Hey, definitely-> Here is a screenshot for a relatively good cell, 18K spikes, good separation from noise judging by correlogram and amplitude views, but waveforms look messed up: Phy Screen for a good unit

Kilosort folder content: KS folder

And the params.py file:

dat_path = 'D:/.../Analysis/Sleep/WT-R06/Sleep/TAS/2023-09-20/Record Node 101/experiment1/recording1/continuous/Neuropix-PXI-100.ProbeA-AP/temp_wh.dat'
n_channels_dat = 383
dtype = 'int16'
offset = 0
sample_rate = 30000.
hp_filtered = True
zm711 commented 8 months ago

I see. One thing you could try is using the raw file rather than the whitened file. Your raw file is the continous.dat right? You could edit the dat path to end with continous.dat instead and use the raw waveforms rather than the whitened data. Could you try that and see if you think the waveforms look better.

neuronzoo commented 8 months ago

Hey, still the same result - > for phy template-gui params.py --debug: text3.txt

And for phy extract-waveforms params.py: text4.txt

I tried a fresh new recording session from Kilosort, and it actually works well. Could it be that if I use phy to modify the original kilosort data, that by itself causes the waveform problem?

zm711 commented 8 months ago

Phy by itself won't modify that part of the data. The waveforms need to be pulled from the raw data file or the whitened data file.

To be honest the waveform pictures you sent me don't look completely terrible, but maybe you wanted something cleaner?

The other issue is that it only samples a subset of waveforms at a time, so it may have picked a bad subset to represent your data. There's not too much that can be done about that. Each time you run Phy (I believe) it picks a slightly different subset of waveforms, so it may look better or worse sometimes for a dataset.

I'm a bit more worked that extracting the waveforms is failing. It is giving an os error which makes me think that Phy isn't writing that as a raw string, but instead of as a plain string. This is a known issue on Windows due to spurious escaping occurring. This writing is happening in phylib, which is called inside of phy, but that part of the project hasn't been updated for a while. So if you want to use extract-waveforms you would have to very carefully name your files to prevent escaping.
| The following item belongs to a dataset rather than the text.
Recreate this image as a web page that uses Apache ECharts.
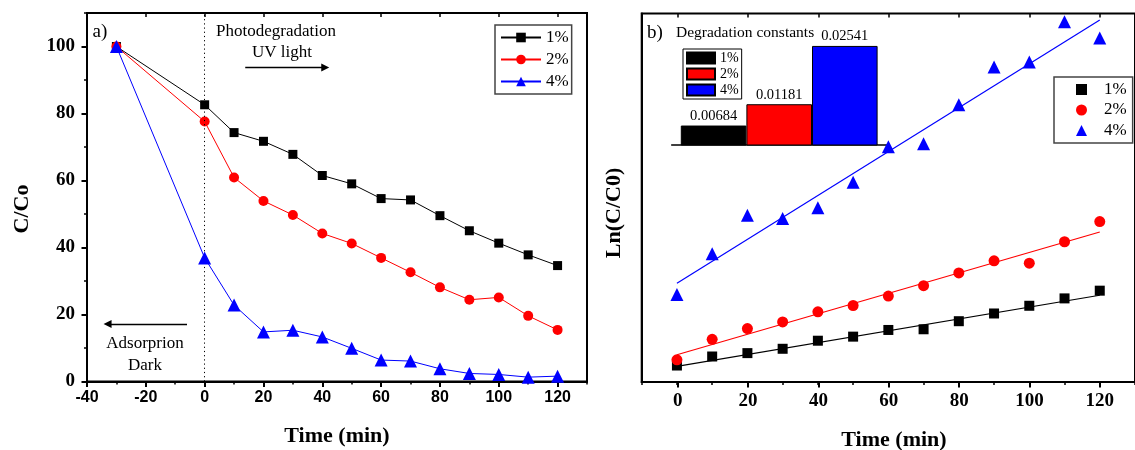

neuronzoo commented 7 months ago

Hey,

  1. I really don't know - For the same unit, on the first time I ran Phy the waveforms were spike-like with very low noise, and then after doing some curation and reopening (>5 times) I always got low signal-to-noise, variable spikes. I do think there is something going on there..
  2. How would you recommend to name the files to prevent escaping?
zm711 commented 7 months ago

@neuronzoo,

I really don't know - For the same unit, on the first time I ran Phy the waveforms were spike-like with very low noise, and then after doing some curation and reopening (>5 times) I always got low signal-to-noise, variable spikes. I do think there is something going on there..

For 1). yeah, sometimes that happens. If things are weird. I restart my computer. If super weird, I clear the phy caches and restart the computer and see if that helps. But the waveforms themselves should not be overwritten since they are just pulled from the raw file. If you merged a noise cluster with a "good" cluster though then the next time you open it could pull the noise waveforms for that unit since it is suppose to randomly pull waveforms. What type of curation have you been doing-- (ie a lot of merging of clusters)?

How would you recommend to name the files to prevent escaping?

2). The easiest solution is to feed a raw string into python. So r'd:\...\', but unfortunately for the command line I don't believe this is an option. (Feel free to try it though!). Otherwise, you would just need to google for escaping values in python (like \t means tab \n means return etc).

The other potential problem that just hit me is that python has a limit to file name around like ~100 characters or so. Your file path is ~138 characters. Could you actually try to shorten it by making it a little more shallow? An easy test would be something like:

D:/your name/ Analysis/Record Node 101/experiment1/recording1/continuous/npx

This will allow us to test if you are just reaching the limits of file name length in python. (It's happened to me before and it's actually a pain to debug because the errors are often OS errors that give no indication that the file lengths are the problems.)

himahuja commented 4 months ago

I have the same work flow, and the same error. But sadly the character limit is not the issue here, since my file location <100 characters long.

File "C:\Users\ramirezlab\anaconda3\envs\phy2\Lib\site-packages\phylib\io\traces.py", line 559, in __init__
    self.fp = open(path, 'wb')
              ^^^^^^^^^^^^^^^^
OSError: [Errno 22] Invalid argument: 'C:\\tmp\\kilosort3\\sorter_output\\_phy_spikes_subset.waveforms.npy'
zm711 commented 4 months ago

Why do you have .waveforms.npy. I'm wondering if the double . is causing your problem @himahuja ?

zm711 commented 1 month ago

I'll close since the original issue was fixed. Feel free to open new issues if something comes up.